『海の声』は明治四十一年七月に若山牧水が自費出版で刊行した処女歌集である。明治三十九~四十一年の三年間の四百七十五首が収められている。
若山牧水『海の声』
白鳥は哀しからずや空の青海のあをにも染まずただよふ
若山牧水を読んだことがない方でもこの歌は聞いたことがあるのではないだろうか。中学校の国語の教科書にも掲載されている若山牧水の代表作である。明治四十一年七月、若山牧水が自費出版で刊行した歌集『海の声』に収められている。
『海の声』には明治三十九~四十一年の三年間の四百七十五首が収められている。刊行当時、若山牧水は二十四歳の青年である。情熱的な恋愛に傾いていた時期であり、 ロマンチックな叙情に溢れている。
初出では、白鳥に<はくちょう>とルビがあり、また第三、四句「海の青空のあをにも」とあり、海と空の位置が逆転している。
先日、若山牧水の歌集を片手に携えて海に出かけた。水平線を眺めながら『海の声』に収められている短歌を順番に朗唱する。

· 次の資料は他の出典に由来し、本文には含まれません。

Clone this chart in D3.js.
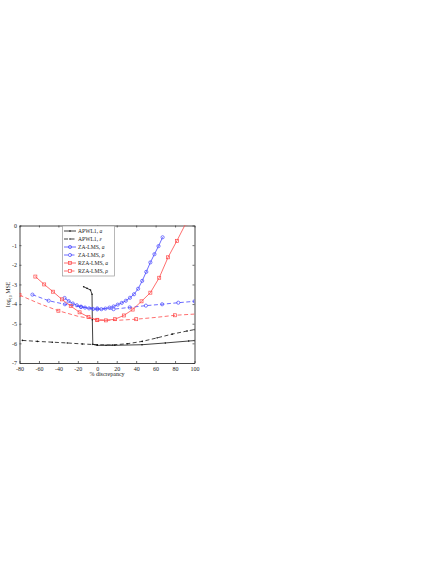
<!DOCTYPE html>
<html>
<head>
<meta charset="utf-8">
<script src="https://cdn.jsdelivr.net/npm/d3@7"></script>
<style>
  body { margin: 0; background: #fff; }
  svg text { font-family: "Liberation Serif", "DejaVu Serif", serif; fill: #222; }
</style>
</head>
<body>
<div id="chart"></div>
<script>
// ---------------------------------------------------------------------------
// data
// ---------------------------------------------------------------------------
var xTicks = [-80, -60, -40, -20, 0, 20, 40, 60, 80, 100];
var yTicks = [0, -1, -2, -3, -4, -5, -6, -7];

var apwlAX = [-14, -10.5, -7, -5.4, -5.1, -4.6, 0, 9, 18, 46, 70, 94, 100];
var apwlAY = [-3.12, -3.2, -3.28, -3.5, -4.8, -6.05, -6.1, -6.1, -6.1, -6.07, -5.98, -5.88, -5.86];

var apwlEX = [-77, -61.6, -46.2, -30.8, -15.4, 0, 15.4, 30.8, 46.2, 61.6, 77, 92.4, 100];
var apwlEY = [-5.85, -5.9, -5.94, -5.98, -6.03, -6.07, -6.08, -6.02, -5.9, -5.72, -5.53, -5.37, -5.3];

var zaAX = [-33.6, -29.4, -25.2, -21, -16.8, -12.6, -8.4, -4.2, 0, 4.2, 8.4, 12.6, 16.8,
            21, 25.2, 29.4, 33.6, 37.8, 42, 46.2, 50.4, 54.6, 58.8, 63, 67.2];
var zaAY = [-3.69, -3.85, -3.97, -4.06, -4.13, -4.18, -4.22, -4.25, -4.27, -4.26, -4.23, -4.18, -4.12,
            -4.03, -3.94, -3.83, -3.68, -3.5, -3.22, -2.82, -2.36, -1.88, -1.46, -1.05, -0.6];

var zaRX = [-66.7, -50, -33.3, -16.7, 0, 16.7, 33.3, 50, 66.7, 83.3, 100];
var zaRY = [-3.52, -3.83, -4.01, -4.15, -4.22, -4.26, -4.17, -4.08, -4.01, -3.93, -3.86];

var rzaAX = [-63.7, -54.6, -45.5, -36.4, -27.3, -18.2, -9.1, 0, 9.1, 18.2, 27.3, 36.4,
             45.5, 54.6, 63.7, 72.8, 81.9, 91];
var rzaAY = [-2.6, -3.0, -3.37, -3.76, -4.1, -4.42, -4.66, -4.82, -4.83, -4.77, -4.58, -4.28,
             -3.86, -3.42, -2.66, -1.62, -0.78, 0.1];

var rzaRX = [-80, -60, -40, -20, 0, 20, 40, 60, 80, 100];
var rzaRY = [-3.54, -3.97, -4.34, -4.62, -4.8, -4.83, -4.77, -4.68, -4.57, -4.51];

var labels = ["APWL1, ", "APWL1, ", "ZA-LMS, ", "ZA-LMS, ", "RZA-LMS, ", "RZA-LMS, "];
var params = ["a", "\u03b5", "a", "\u03c1", "a", "\u03c1"];

// ---------------------------------------------------------------------------
// chart
// ---------------------------------------------------------------------------
var BLUE = "#4646ff";
var RED = "#ff4a4a";

var series = [
  {x: apwlAX, y: apwlAY, color: "#111", dash: null, marker: "dot"},
  {x: apwlEX, y: apwlEY, color: "#111", dash: "4,2.5", marker: "dot"},
  {x: zaAX, y: zaAY, color: BLUE, dash: null, marker: "circle"},
  {x: zaRX, y: zaRY, color: BLUE, dash: "4,2.5", marker: "circle"},
  {x: rzaAX, y: rzaAY, color: RED, dash: null, marker: "square"},
  {x: rzaRX, y: rzaRY, color: RED, dash: "4,2.5", marker: "square", keep: function(x) { return x % 40 === 0; }}
];

var svg = d3.select("#chart").append("svg")
    .attr("width", 436)
    .attr("height", 564);

var xScale = d3.scaleLinear().domain([-80, 100]).range([19.5, 194.5]);
var yScale = d3.scaleLinear().domain([0, -7]).range([225.5, 363]);

svg.append("clipPath").attr("id", "plot-clip")
  .append("rect")
    .attr("x", xScale(-80)).attr("y", yScale(0))
    .attr("width", xScale(100) - xScale(-80))
    .attr("height", yScale(-7) - yScale(0));

// axes (ticks pointing inward, box on all four sides)
function styleAxis(g) {
  g.select(".domain").attr("stroke", "#333").attr("stroke-width", 0.9);
  g.selectAll(".tick line").attr("stroke", "#333").attr("stroke-width", 0.7);
  g.selectAll(".tick text").attr("font-size", 6).attr("fill", "#222")
    .attr("font-family", "Liberation Serif, serif");
}

svg.append("g")
    .attr("transform", "translate(0," + yScale(-7) + ")")
    .call(d3.axisBottom(xScale).tickValues(xTicks).tickSizeInner(-2).tickSizeOuter(0)
      .tickPadding(3.5).tickFormat(function(d) { return String(d); }))
    .call(styleAxis);

svg.append("g")
    .attr("transform", "translate(0," + yScale(0) + ")")
    .call(d3.axisTop(xScale).tickValues(xTicks).tickSizeInner(-2).tickSizeOuter(0).tickFormat(""))
    .call(styleAxis);

svg.append("g")
    .attr("transform", "translate(" + xScale(-80) + ",0)")
    .call(d3.axisLeft(yScale).tickValues(yTicks).tickSizeInner(-2).tickSizeOuter(0)
      .tickPadding(2.5).tickFormat(function(d) { return String(d); }))
    .call(styleAxis);

svg.append("g")
    .attr("transform", "translate(" + xScale(100) + ",0)")
    .call(d3.axisRight(yScale).tickValues(yTicks).tickSizeInner(-2).tickSizeOuter(0).tickFormat(""))
    .call(styleAxis);

// axis labels
var yLabel = svg.append("text")
    .attr("transform", "translate(10," + ((yScale(0) + yScale(-7)) / 2) + ") rotate(-90)")
    .attr("text-anchor", "middle")
    .attr("font-size", 6);
yLabel.append("tspan").text("log");
yLabel.append("tspan").attr("font-size", 4).attr("dy", 1.5).text("10");
yLabel.append("tspan").attr("dy", -1.5).text(" MSE");

svg.append("text")
    .attr("x", (xScale(-80) + xScale(100)) / 2)
    .attr("y", 376)
    .attr("text-anchor", "middle")
    .attr("font-size", 6)
    .text("% discrepancy");

// lines + markers
function drawMarker(g, kind, cx, cy, color) {
  if (kind === "circle") {
    g.append("circle").attr("cx", cx).attr("cy", cy).attr("r", 1.6)
      .attr("fill", "none").attr("stroke", color).attr("stroke-width", 0.7);
  } else if (kind === "square") {
    g.append("rect").attr("x", cx - 1.5).attr("y", cy - 1.5).attr("width", 3).attr("height", 3)
      .attr("fill", "none").attr("stroke", color).attr("stroke-width", 0.7);
  } else {
    g.append("circle").attr("cx", cx).attr("cy", cy).attr("r", 0.8).attr("fill", color);
  }
}

var plot = svg.append("g").attr("clip-path", "url(#plot-clip)");

series.forEach(function(s) {
  var pts = s.x.map(function(d, i) { return [d, s.y[i]]; });
  var line = d3.line()
      .x(function(d) { return xScale(d[0]); })
      .y(function(d) { return yScale(d[1]); });
  plot.append("path")
      .datum(pts)
      .attr("d", line)
      .attr("fill", "none")
      .attr("stroke", s.color)
      .attr("stroke-width", 0.8)
      .attr("stroke-dasharray", s.dash);
  var mg = plot.append("g");
  pts.forEach(function(p) {
    if (s.keep && !s.keep(p[0])) return;
    drawMarker(mg, s.marker, xScale(p[0]), yScale(p[1]), s.color);
  });
});

// legend
var legend = svg.append("g");
legend.append("rect")
    .attr("x", 62.5).attr("y", 226)
    .attr("width", 52).attr("height", 50)
    .attr("fill", "#fff").attr("stroke", "#999").attr("stroke-width", 0.7);

series.forEach(function(s, i) {
  var ly = 231 + i * 8;
  legend.append("line")
      .attr("x1", 64).attr("x2", 76).attr("y1", ly).attr("y2", ly)
      .attr("stroke", s.color).attr("stroke-width", 0.8)
      .attr("stroke-dasharray", s.dash);
  drawMarker(legend, s.marker, 70, ly, s.color);
  var t = legend.append("text")
      .attr("x", 78).attr("y", ly + 2)
      .attr("font-size", 5.6);
  t.append("tspan").text(labels[i]);
  t.append("tspan").attr("font-style", "italic").text(params[i]);
});
</script>
</body>
</html>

テトラポッドの上空をかもめが舞っていた。「白鳥は……」と歌の情景を眼前に短歌を朗唱してみたら、歌の趣が一層心に感じられた。
若山牧水と旅
幾山河越えさり行かば寂しさの終てなむ国ぞ今日も旅ゆく
こちらも国語の教科書に掲載されている若山牧水の代表作である。「十首中国を巡りて」と注記のある連作のひとつであり、有本芳水の説では、岡山県阿哲郡の二本松峠の茶屋に一泊したときの作品であるらしい。旅の歌人・若山牧水を象徴した歌になっている。
若山牧水と酒
とろとろと琥珀の清水津の国の銘酒白鶴瓶あふれ出る
若山牧水は酒を愛していて、最初の歌集から酒を歌っている。「白鶴」は神戸市灘区の醸造酒である。若山牧水は、一日一升の酒を呑んでいたといわれていて、昭和三年(一九二八年)に肝硬変で亡くなる(享年四十三歳)。酒の歌人の異名は伊達ではない。
沼津市若山牧水記念館
若山牧水が晩年を過ごした静岡県沼津市には若山牧水記念館があり、関連資料を閲覧することができる。静岡を旅行する際には一度訪れてみてはいかがだろうか。